What you can criticize is that they did it without informing users or allowing an option — the lawsuit and backlash reversed that course and they now have a setting for it. You can argue they should have had that all along. You can argue they were doing it purposely for planned obsolescence, but the evidence isn't really there to support it.

Apple provides major software upgrades for years longer than most Android devices do. There are some exceptions for Android, but the rule is that you're lucky to get more than two years of software updates for your phone. Apple, on the other hand, supports for 4-6 years. That should earn them kudos compared to most Android manufacturers.



>You can argue they were doing it purposely for planned obsolescence, but evidence isn't really there to support it.

This is not a court of law and I am quite comfortable believing this was planned obsolescence for the simple that behaving in this way was advantageous to their profits. Otherwise it would not have taken lies (they initially denied the existence of the throttling!), outrage and lawsuits to do the right thing.

The alternative explanation is mass ignorance and/or incompetence on a level that would be hard to accept coming from Apple. Am I expected to seriously believe that nobody at Apple tested this throttle down behavior and saw (and likely measured) the impact on day-to-day performance?

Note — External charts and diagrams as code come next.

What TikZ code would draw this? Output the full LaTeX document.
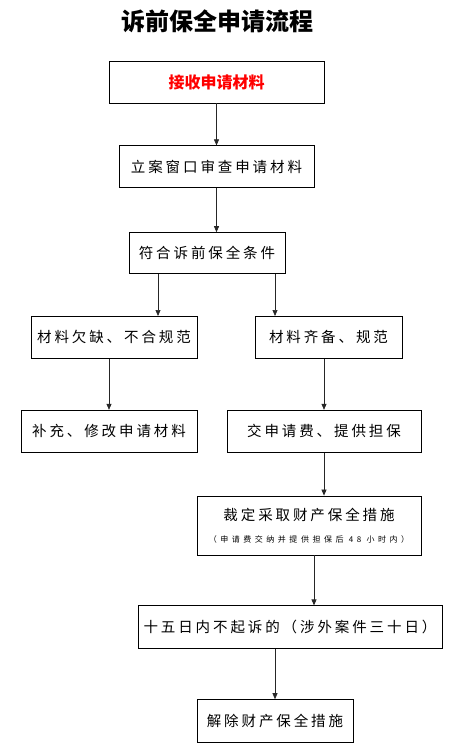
\documentclass[tikz,border=0pt]{standalone}
\usepackage{fontspec}
\setmainfont{Noto Sans CJK SC}
\newfontfamily\spaced{Noto Sans CJK SC}[LetterSpace=20]
\newfontfamily\widespaced{Noto Sans CJK SC}[LetterSpace=44]
\usetikzlibrary{positioning, arrows.meta}

\begin{document}
\begin{tikzpicture}[
    x=1pt, y=-1pt,
    node distance=42pt,
    box/.style={
        rectangle,
        draw,
        line width=0.8pt,
        align=center,
        minimum height=42pt,
        inner sep=2pt,
        font=\fontsize{14.5}{17}\spaced
    },
    arrow/.style={
        -{Triangle[length=6pt,width=5pt]},
        line width=0.7pt,
        draw=black!85
    }
]
\useasboundingbox (0,0) rectangle (453,746);

\node[font=\fontsize{24}{27}\selectfont\bfseries] (title) at (217,21)
{诉前保全申请流程};

\node[box, minimum width=215pt, text=red, font=\fontsize{16}{18}\selectfont\bfseries] (receive) at (216.5,82)
{接收申请材料};

\node[box, minimum width=195pt, below=42pt of receive] (review)
{立案窗口审查申请材料};

\node[box, minimum width=156pt, minimum height=41pt, below=44pt of review, xshift=-9.5pt] (qualify)
{符合诉前保全条件};

\node[box, minimum width=166pt, below=42pt of qualify, xshift=-93pt] (lacking)
{材料欠缺、不合规范};

\node[box, minimum width=147pt, below=42pt of qualify, xshift=121.5pt] (complete)
{材料齐备、规范};

\node[box, minimum width=176pt, below=51pt of lacking, xshift=-5pt] (supplement)
{补充、修改申请材料};

\node[box, minimum width=194pt, below=51pt of complete, xshift=-4.5pt] (payfee)
{交申请费、提供担保};

\node[box, minimum width=224pt, minimum height=59pt, below=43pt of payfee, xshift=-15pt] (ruling)
{裁定采取财产保全措施\\[4.5pt]{\fontsize{8}{9.5}\widespaced （申请费交纳并提供担保后 48 小时内）}};

\node[box, minimum width=304pt, minimum height=43pt, below=50pt of ruling, xshift=-19pt] (nosuit)
{十五日内不起诉的（涉外案件三十日）};

\node[box, minimum width=156pt, minimum height=43pt, below=50pt of nosuit, xshift=-15pt] (release)
{解除财产保全措施};

\draw[arrow] (receive) -- (review);
\draw[arrow] (review.south) -- (review.south |- qualify.north);
\draw[arrow] ([xshift=-49pt]qualify.south) -- ([xshift=-49pt]qualify.south |- lacking.north);
\draw[arrow] ([xshift=68pt]qualify.south) -- ([xshift=68pt]qualify.south |- complete.north);
\draw[arrow] (supplement.north |- lacking.south) -- (supplement.north);
\draw[arrow] (payfee.north |- complete.south) -- (payfee.north);
\draw[arrow] (payfee.south) -- (payfee.south |- ruling.north);
\draw[arrow] ([xshift=5pt]ruling.south) -- ([xshift=5pt]ruling.south |- nosuit.north);
\draw[arrow] (release.north |- nosuit.south) -- (release.north);
\end{tikzpicture}
\end{document}
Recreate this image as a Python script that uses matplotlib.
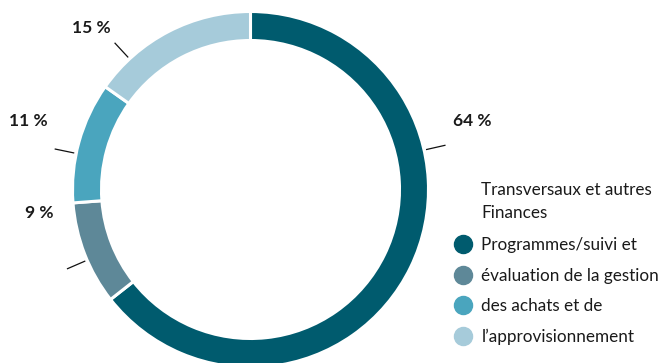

Aren’t they still doing it? My Macbook 2013 runs at lightening speeds, while my iMac 2020 is slow as hell because I upgrade it.

One may say it’s the layers of transparency and other services, but I don’t care about those, my Macbook 2013 was the pinnacle of perfection.

Apple is still definitely slowing down Macs with every single little release.


"Apple is still definitely slowing down Macs with every single little release."

This was true for Intel Macs 2014-2020. I bought a 14' M1 Macbook Pro with 32GB of memory / 1TB storage and it absolutely flies. Best machine I've owned in almost a decade (2014 15' MBP).


I think it was true of Intel Macs largely from their underpowered GPUs. I remember Yosemite being rough on a late 2013 MacBook Pro because the Intel iGPU was awful. Likewise going to Big Sur on a late 2019 MacBook Pro when not plugged into power (and thus not using the dGPU).


Really looking forward to a M series chip built on N3E with dedicated raytracing cores (probably the AR/VR headset, followed shortly thereafter by the Macbook Pro line)


I think it's simpler: there's general arrogance that Apple knows what's best for their customers. Their entire philosophy isn't about giving customers what they want, it's giving customers what Apple thinks they need. So, when you uncover phones crashing because batteries age and folks don't get their batteries serviced, you throttle the CPU in software to avoid the issue. It's pure arrogance.

We also know that Apple is stubborn (see the removal of the headphone jack), so of course it's going to take a lawsuit for them to reverse course on something like this.


That explains everything but the lying about the existence of the throttling. There are no ways I can square that circle other than Apple knowing what they were doing and wanting to hide it in a way that ever so coincidentally makes them more money.